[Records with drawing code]
━━━━
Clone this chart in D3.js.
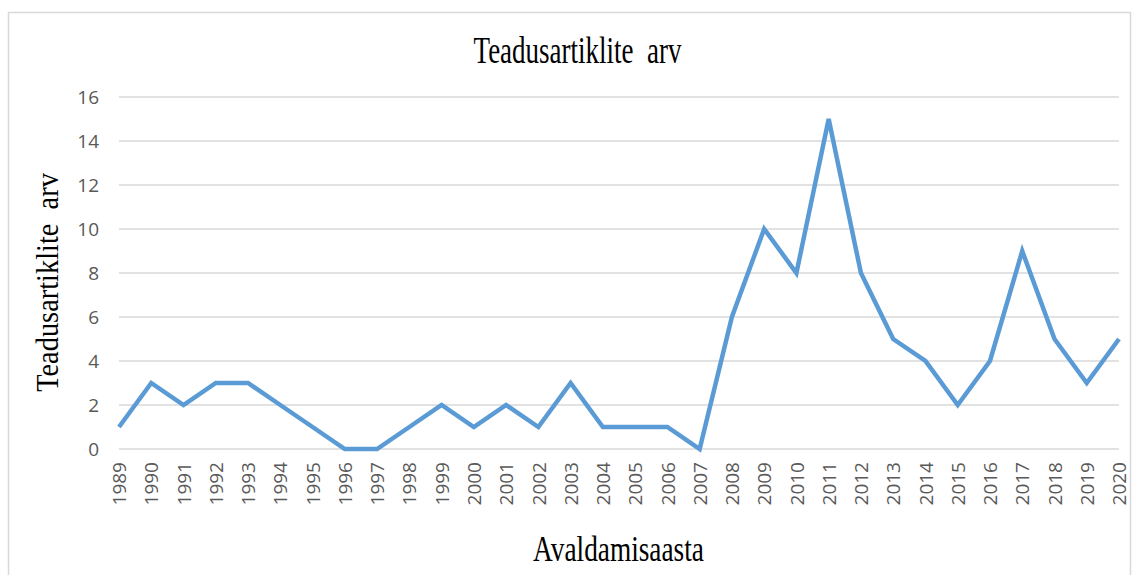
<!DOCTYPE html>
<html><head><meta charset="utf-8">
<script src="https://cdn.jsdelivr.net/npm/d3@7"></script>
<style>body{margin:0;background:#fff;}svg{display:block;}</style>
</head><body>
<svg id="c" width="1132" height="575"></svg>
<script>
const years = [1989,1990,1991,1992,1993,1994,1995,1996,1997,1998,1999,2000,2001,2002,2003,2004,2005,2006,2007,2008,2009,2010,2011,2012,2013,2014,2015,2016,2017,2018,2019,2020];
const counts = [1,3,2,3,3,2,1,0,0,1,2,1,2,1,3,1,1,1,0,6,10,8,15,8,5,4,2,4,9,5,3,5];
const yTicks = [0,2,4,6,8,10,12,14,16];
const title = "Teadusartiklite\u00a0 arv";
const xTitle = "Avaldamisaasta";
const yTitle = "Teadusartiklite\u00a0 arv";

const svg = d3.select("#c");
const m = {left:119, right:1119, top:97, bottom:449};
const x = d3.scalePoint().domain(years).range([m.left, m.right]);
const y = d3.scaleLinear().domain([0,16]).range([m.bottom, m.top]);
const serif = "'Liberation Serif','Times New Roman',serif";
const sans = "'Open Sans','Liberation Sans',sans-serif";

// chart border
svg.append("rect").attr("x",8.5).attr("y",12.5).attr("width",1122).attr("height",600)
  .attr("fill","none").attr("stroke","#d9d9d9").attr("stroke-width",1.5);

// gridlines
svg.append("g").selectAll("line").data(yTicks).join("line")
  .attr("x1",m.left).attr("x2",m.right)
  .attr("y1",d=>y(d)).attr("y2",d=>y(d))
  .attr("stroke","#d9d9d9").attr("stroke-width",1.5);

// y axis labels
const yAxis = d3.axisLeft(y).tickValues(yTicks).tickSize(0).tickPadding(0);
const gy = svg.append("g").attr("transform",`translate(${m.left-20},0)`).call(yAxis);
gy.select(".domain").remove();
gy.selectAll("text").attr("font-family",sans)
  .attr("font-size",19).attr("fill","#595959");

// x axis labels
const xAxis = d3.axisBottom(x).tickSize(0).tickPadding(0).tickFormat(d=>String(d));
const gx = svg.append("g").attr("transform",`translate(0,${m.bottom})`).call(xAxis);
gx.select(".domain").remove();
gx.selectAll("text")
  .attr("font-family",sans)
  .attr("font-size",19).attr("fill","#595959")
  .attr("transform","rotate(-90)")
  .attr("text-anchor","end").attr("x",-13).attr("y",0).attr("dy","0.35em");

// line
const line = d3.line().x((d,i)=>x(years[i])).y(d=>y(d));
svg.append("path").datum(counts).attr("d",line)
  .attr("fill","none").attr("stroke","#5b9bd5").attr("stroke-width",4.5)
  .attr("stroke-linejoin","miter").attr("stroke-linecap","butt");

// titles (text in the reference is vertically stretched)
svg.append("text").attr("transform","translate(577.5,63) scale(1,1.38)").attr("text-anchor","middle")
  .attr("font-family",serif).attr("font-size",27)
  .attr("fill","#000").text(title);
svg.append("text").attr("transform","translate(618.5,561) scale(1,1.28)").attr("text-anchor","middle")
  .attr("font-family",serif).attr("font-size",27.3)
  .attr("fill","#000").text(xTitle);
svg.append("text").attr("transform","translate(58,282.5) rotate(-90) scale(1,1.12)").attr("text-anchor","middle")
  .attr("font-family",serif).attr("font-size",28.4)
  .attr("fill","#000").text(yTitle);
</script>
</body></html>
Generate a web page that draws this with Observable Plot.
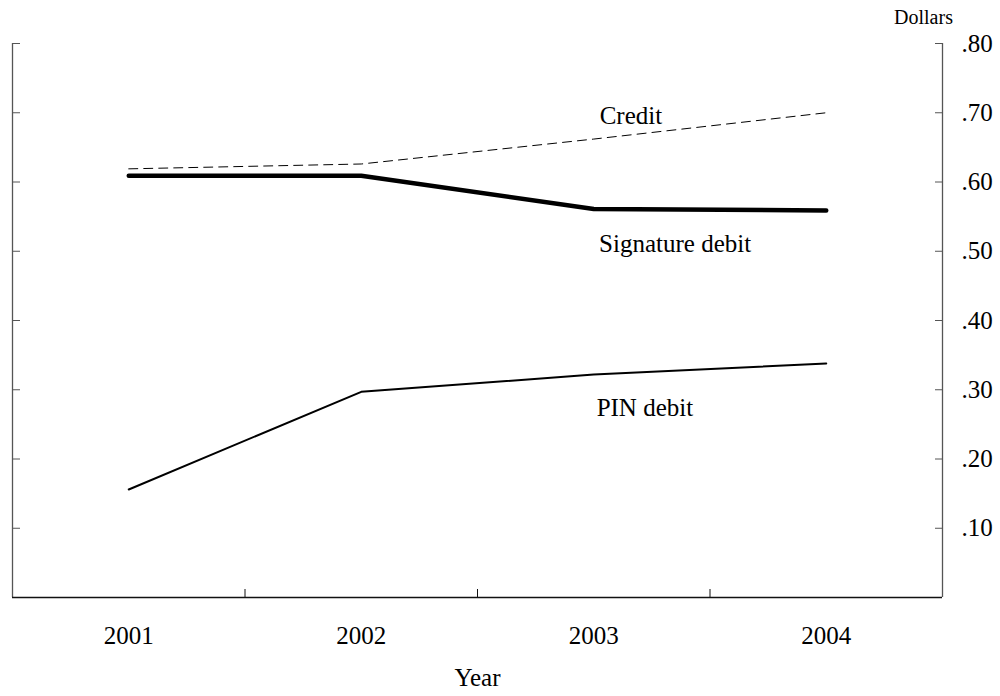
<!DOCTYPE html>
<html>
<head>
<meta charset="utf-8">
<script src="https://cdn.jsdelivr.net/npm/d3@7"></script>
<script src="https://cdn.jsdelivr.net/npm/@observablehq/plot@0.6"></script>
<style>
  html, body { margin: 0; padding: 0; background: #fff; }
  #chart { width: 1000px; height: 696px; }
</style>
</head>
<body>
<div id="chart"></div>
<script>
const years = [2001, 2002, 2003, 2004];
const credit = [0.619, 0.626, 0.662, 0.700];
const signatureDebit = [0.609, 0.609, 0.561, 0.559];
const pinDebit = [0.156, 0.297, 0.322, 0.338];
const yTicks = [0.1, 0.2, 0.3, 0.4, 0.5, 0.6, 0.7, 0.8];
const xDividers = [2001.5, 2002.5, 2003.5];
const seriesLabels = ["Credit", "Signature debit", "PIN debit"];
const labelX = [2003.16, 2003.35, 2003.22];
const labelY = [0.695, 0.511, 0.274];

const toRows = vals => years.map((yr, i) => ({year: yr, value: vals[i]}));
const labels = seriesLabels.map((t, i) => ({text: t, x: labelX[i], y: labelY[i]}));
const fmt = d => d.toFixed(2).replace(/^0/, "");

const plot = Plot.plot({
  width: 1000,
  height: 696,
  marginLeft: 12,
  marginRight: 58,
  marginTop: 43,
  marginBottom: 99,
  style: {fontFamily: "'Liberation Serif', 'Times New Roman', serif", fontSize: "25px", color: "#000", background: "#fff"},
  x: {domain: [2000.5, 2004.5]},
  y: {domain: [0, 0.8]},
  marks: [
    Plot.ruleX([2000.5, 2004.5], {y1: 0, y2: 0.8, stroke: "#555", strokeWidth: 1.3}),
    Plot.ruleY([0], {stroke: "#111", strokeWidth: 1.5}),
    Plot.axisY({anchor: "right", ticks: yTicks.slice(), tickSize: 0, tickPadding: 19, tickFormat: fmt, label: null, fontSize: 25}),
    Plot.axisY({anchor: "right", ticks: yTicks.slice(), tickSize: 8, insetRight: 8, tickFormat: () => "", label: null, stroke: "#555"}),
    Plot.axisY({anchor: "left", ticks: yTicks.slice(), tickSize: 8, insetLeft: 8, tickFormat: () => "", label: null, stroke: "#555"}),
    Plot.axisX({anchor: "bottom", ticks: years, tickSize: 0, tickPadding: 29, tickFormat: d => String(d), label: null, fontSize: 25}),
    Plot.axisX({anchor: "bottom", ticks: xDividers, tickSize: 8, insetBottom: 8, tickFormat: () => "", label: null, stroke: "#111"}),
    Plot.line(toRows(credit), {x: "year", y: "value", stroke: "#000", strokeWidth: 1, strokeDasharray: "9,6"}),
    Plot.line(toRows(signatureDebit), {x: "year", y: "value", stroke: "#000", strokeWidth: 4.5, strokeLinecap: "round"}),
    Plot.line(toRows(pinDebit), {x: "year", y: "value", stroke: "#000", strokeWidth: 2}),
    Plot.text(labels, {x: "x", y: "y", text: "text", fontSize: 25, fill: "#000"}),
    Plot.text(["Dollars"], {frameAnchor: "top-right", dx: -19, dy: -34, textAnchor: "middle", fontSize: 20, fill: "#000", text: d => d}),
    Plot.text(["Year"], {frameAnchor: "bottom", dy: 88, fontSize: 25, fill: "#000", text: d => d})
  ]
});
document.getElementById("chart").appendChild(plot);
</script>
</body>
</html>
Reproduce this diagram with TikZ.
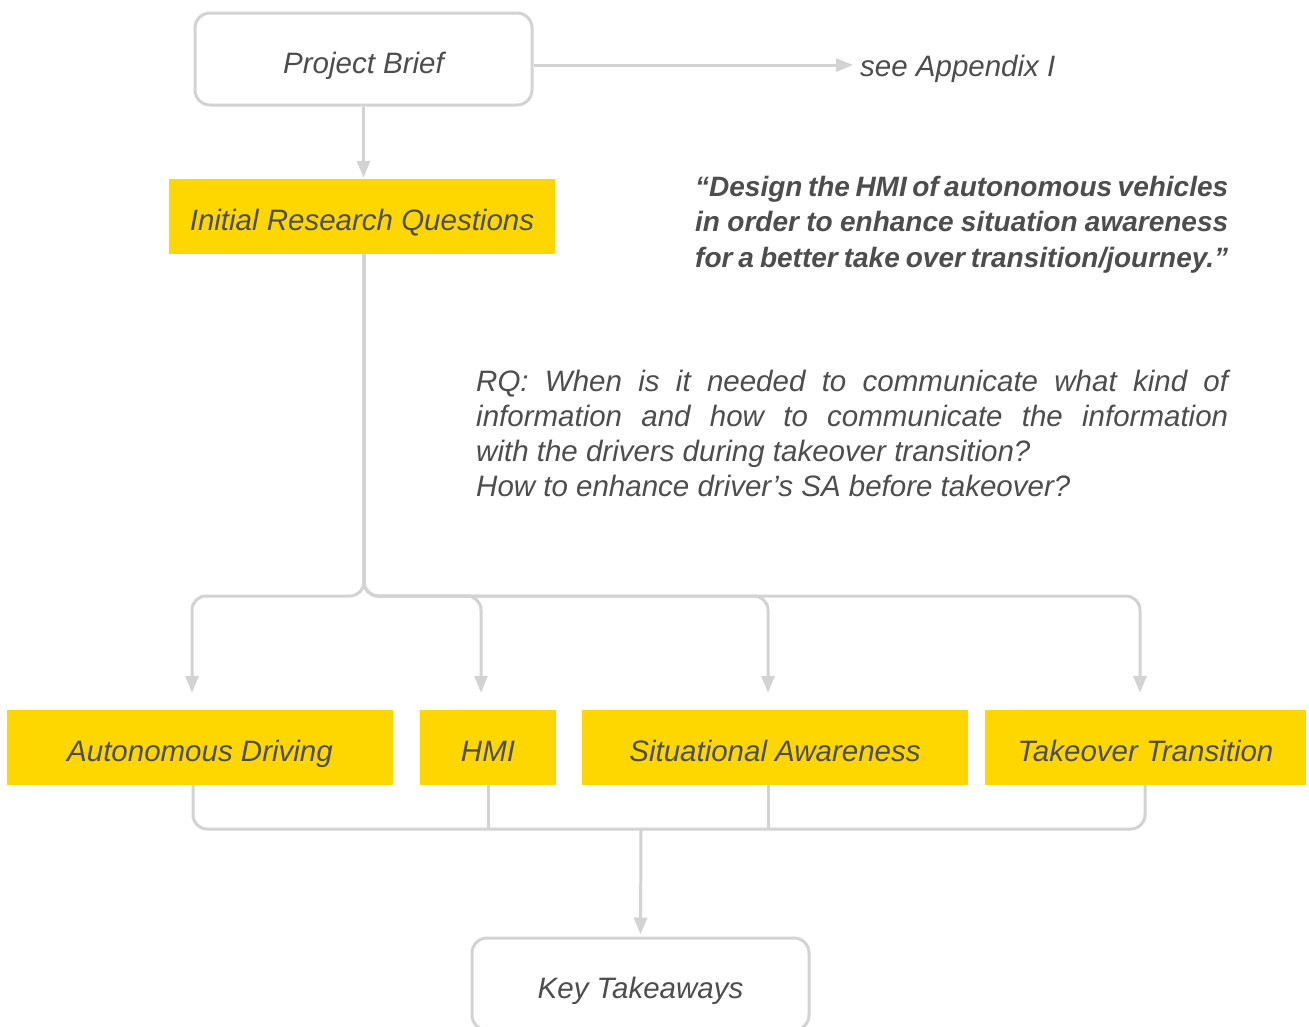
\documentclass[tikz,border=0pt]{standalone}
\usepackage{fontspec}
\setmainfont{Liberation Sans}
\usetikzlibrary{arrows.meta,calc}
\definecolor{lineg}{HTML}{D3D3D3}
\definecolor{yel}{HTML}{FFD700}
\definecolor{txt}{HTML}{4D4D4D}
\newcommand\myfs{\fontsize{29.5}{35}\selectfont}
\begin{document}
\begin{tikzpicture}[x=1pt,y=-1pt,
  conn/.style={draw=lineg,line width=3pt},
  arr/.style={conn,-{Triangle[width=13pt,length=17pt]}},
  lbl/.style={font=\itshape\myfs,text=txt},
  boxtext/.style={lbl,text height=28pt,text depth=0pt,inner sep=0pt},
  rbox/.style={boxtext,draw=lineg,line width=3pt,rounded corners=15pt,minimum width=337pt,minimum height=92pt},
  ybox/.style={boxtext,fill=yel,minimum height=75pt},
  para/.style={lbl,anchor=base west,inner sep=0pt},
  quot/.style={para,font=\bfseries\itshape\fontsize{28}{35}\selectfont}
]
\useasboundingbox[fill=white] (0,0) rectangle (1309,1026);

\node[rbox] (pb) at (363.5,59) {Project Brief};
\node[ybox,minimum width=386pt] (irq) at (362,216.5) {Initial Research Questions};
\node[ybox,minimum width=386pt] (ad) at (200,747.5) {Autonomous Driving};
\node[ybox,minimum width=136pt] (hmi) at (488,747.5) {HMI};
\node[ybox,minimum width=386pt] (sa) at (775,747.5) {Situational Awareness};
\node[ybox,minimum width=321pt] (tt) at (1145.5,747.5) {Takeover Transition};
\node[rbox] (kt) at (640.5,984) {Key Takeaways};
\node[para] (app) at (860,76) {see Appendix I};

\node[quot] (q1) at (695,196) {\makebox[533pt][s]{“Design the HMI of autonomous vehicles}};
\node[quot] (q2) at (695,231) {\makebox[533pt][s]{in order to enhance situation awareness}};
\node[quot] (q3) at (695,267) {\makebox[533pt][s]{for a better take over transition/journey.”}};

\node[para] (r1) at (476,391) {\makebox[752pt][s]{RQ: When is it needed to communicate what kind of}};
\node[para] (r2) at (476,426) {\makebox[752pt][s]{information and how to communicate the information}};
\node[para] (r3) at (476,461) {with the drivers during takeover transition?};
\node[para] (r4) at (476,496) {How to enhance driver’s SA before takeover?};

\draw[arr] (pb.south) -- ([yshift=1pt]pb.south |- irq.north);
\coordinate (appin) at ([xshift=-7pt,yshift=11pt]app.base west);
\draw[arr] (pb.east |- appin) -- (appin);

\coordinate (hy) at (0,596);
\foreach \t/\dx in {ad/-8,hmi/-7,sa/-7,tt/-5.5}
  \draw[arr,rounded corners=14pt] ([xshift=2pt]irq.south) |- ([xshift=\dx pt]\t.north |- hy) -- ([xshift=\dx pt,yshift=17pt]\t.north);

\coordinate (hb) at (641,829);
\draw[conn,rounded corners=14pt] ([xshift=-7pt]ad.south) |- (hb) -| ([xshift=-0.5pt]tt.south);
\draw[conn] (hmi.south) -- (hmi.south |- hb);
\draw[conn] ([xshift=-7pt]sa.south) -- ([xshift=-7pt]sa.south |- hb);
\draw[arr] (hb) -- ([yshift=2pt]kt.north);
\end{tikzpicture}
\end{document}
━━━━
Task prompt:
Set down, word for word, the lines from the one holding "Generate a web" through the one holding "const labelY = [0.695, 0.511, 0.274];". Skip the pictures.

In response:
Generate a web page that draws this with Observable Plot.
<!DOCTYPE html>
<html>
<head>
<meta charset="utf-8">
<script src="https://cdn.jsdelivr.net/npm/d3@7"></script>
<script src="https://cdn.jsdelivr.net/npm/@observablehq/plot@0.6"></script>
<style>
  html, body { margin: 0; padding: 0; background: #fff; }
  #chart { width: 1000px; height: 696px; }
</style>
</head>
<body>
<div id="chart"></div>
<script>
const years = [2001, 2002, 2003, 2004];
const credit = [0.619, 0.626, 0.662, 0.700];
const signatureDebit = [0.609, 0.609, 0.561, 0.559];
const pinDebit = [0.156, 0.297, 0.322, 0.338];
const yTicks = [0.1, 0.2, 0.3, 0.4, 0.5, 0.6, 0.7, 0.8];
const xDividers = [2001.5, 2002.5, 2003.5];
const seriesLabels = ["Credit", "Signature debit", "PIN debit"];
const labelX = [2003.16, 2003.35, 2003.22];
const labelY = [0.695, 0.511, 0.274];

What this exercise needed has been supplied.